What I Know About…Puppies.


I chew everything but LOOK AT MY FACE I'M ADORABLE.

I chew everything but LOOK AT MY FACE I’M ADORABLE.

Today marks one week since Bernadette the bernedoodle joined our family. She’s taught me so much already, as well as affirmed some things I already knew about myself. Like the fact that I’m impatient. Or that I can be a wee bit obsessive and controlling. And that I hate cleaning. 

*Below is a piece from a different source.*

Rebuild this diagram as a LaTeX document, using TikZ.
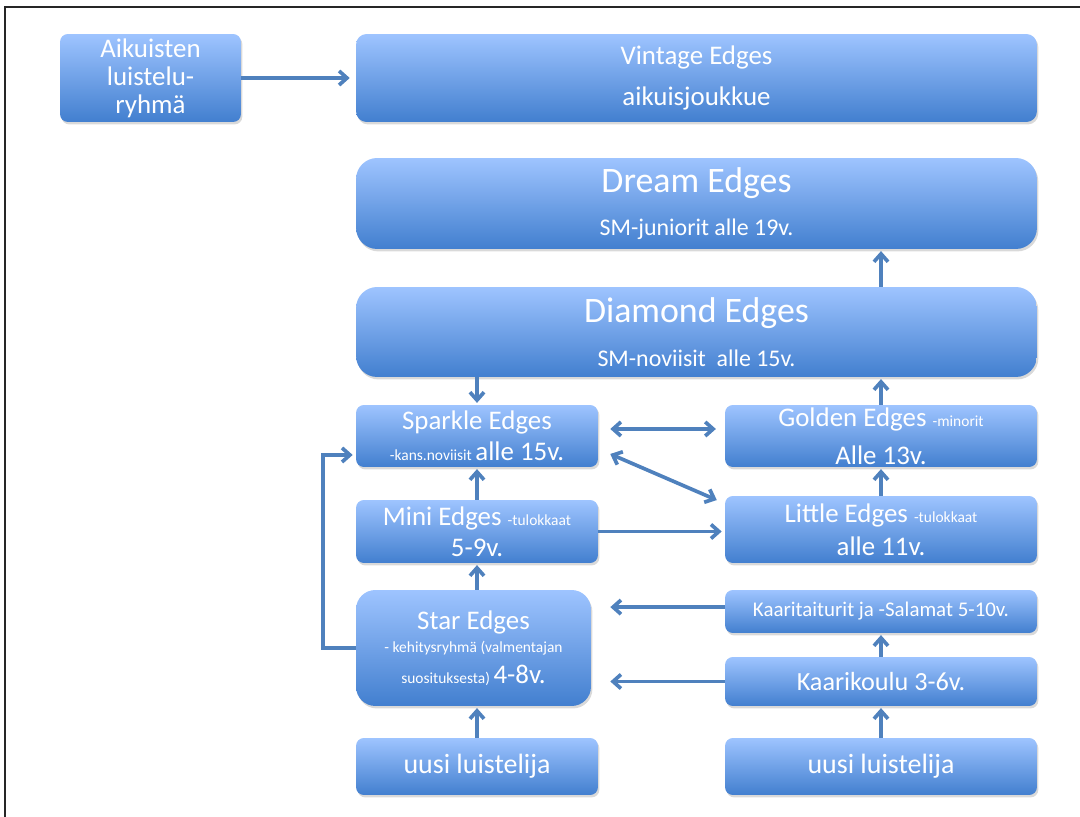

So, what I’ve learned in 7 days about puppies:

1. Puppies really are like newborns. We’re up in the middle of the night. We have constant conversations about when she poops and pees and the consistency of both. I’m researching food and rubber toys and enzymatic cleaners and doggie toothpaste. The difference though with newborns, is that you don’t have to potty train them right away. You get to have diapers. Do people make doggie diapers?
2. Speaking of poop, having a puppy means you probably always have a little bit of pink eye. There is so much coming out of every orifice of their body at all times and you have to clean it and then they poop and lick that and then lick your face and it’s like, should I be on antibiotics for this phase?
3. Puppies need double the amount of bathing/grooming that I do. Yesterday, after Bernadette’s fourth bath in four days (all consequences of peeing ONTO HERSELF in her crate), I screamed at her, “Is this REALLY YOUR BEST?!” Thanks Brene Brown, I’m just over here #risingstrong.
4. They are expensive. All those things I listed in number one? Yeah, they cost money. She has ruined three toys in seven days and converted some of our nicer towels into “Bernadette Towels.”
5. Puppies make my voice so incredibly annoying. I actually cannot speak to her without raising it two octaves and squealing or yelling and clapping (when the inevitable branch or turd gets in her mouth). Our neighbors are going to hate me. 
6. The chewing. Of everything. Does it stop? I have a hard time seeing this stopping. Someone tell me this is going to stop.
7. I love her. I’m obsessed with her. When I yelled at her yesterday, I cried. I felt terrible and then we snuggled for 15 minutes and I let her lick my face with her poopy tongue. I know she will stop being a dud one day, but until then, my life is crying (from both of us), treats, paper towels, my annoying voice, so.much.poop, and lots and lot of puppy snuggles. And they are just the best.